Every detail is calculated and accounted for. In this shot I tried to capture the contrast of the different eras in one. 


The views from every angle of the palace are phenomenal and stretch out to cover the whole of Sintra.


You can walk around just about every inch of this Palace, this includes around the turrets and also up them.


This shot was taken just around the corner of the red Turret.


At the entrance of the palace. On the left hand side are the lavatories and also a lovely gift shop.


Mosaic galore.


I think we can all agree the place is an architectural marvel which combines the Kings request for the building to represent that of an opera.


I'm personally a huge fan of UNSECO world heritage sights (as you will come to know) precisely because of places like this.



Castelo Dos Mouros - The Moorish Castle The origins of the castle date back to the 8th century and invasion of the Muslim Moors from North Africa - Hence my eagerness to return and see it for myself. The position of the Castelo dos Mouros was selected as it provided a suitable vantage point over the River Tagus and offered protection to the town of Sintra. Arab chronicles detailed that the Sintra region was very rich in cultivated fields and the Castelo dos Mouros was one of the most important castles in the region, even more important than the castle of Lisbon.

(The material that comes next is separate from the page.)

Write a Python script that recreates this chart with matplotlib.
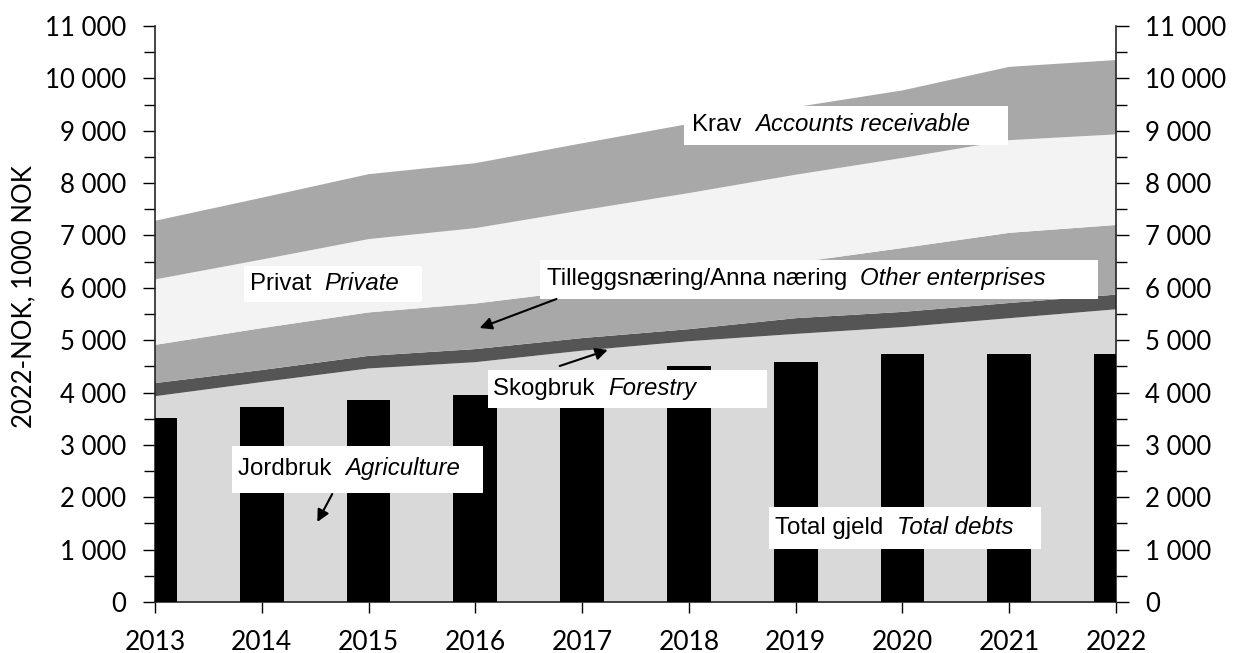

Unfortunately we ran out of time - Because we made plans in Lisbon that evening so we had t head back a little earlier so we Didn't get a chance to visit The Moorish Castle, however I am very pleased to have at least captured it from Pena Palace on this occasion.


We got on the bus back from Pena Palace and stayed on right the way through to Sintra train station - you do have the option to be dropped back on the high street, but if you're pressed for time it works out perfectly. We grabbed a quick bite to eat at Pizza Hut (mainly because it is just outside the train station) and got on the train back to Lisbon.


I truly loved my time in Sintra and I am already planning a return trip with my family in which I plan to cover more of the UNSECO World Heritage sites.



Tips: 
  • Decided weather you would like to do they Hike up the mountain to the palace in advance so you can prepare for it.
  • Take plenty of snacks and water with you on this trip. Although the town is thriving with cafes, the further up the mountains you go the less options there are and you will get hungry exploring.
  • I would suggest spending the whole day in Sintra to explore all of the palaces and castles because they're all so unique. There is so much history to be absorbed in this town.
  • Wear comfortable shoes - I personally don't do trainers, I find my solitude in sandals, do whatever works for you.
  • It can get pretty windy at the top of the mountains so account for poor weather and pack an extra layer.
  • Ensure you are at the front of the bus queues, otherwise I suggest waiting for the next bus or catching it from directly from Sintra train station. It's a very bumpy and steep ride up the hill, and with limited seats I wouldn't recommend standing.
  • You can purchase a combined ticket for all three of the Palaces in Pena and the gardens at a discounted price of roughly €23 - which is brilliant.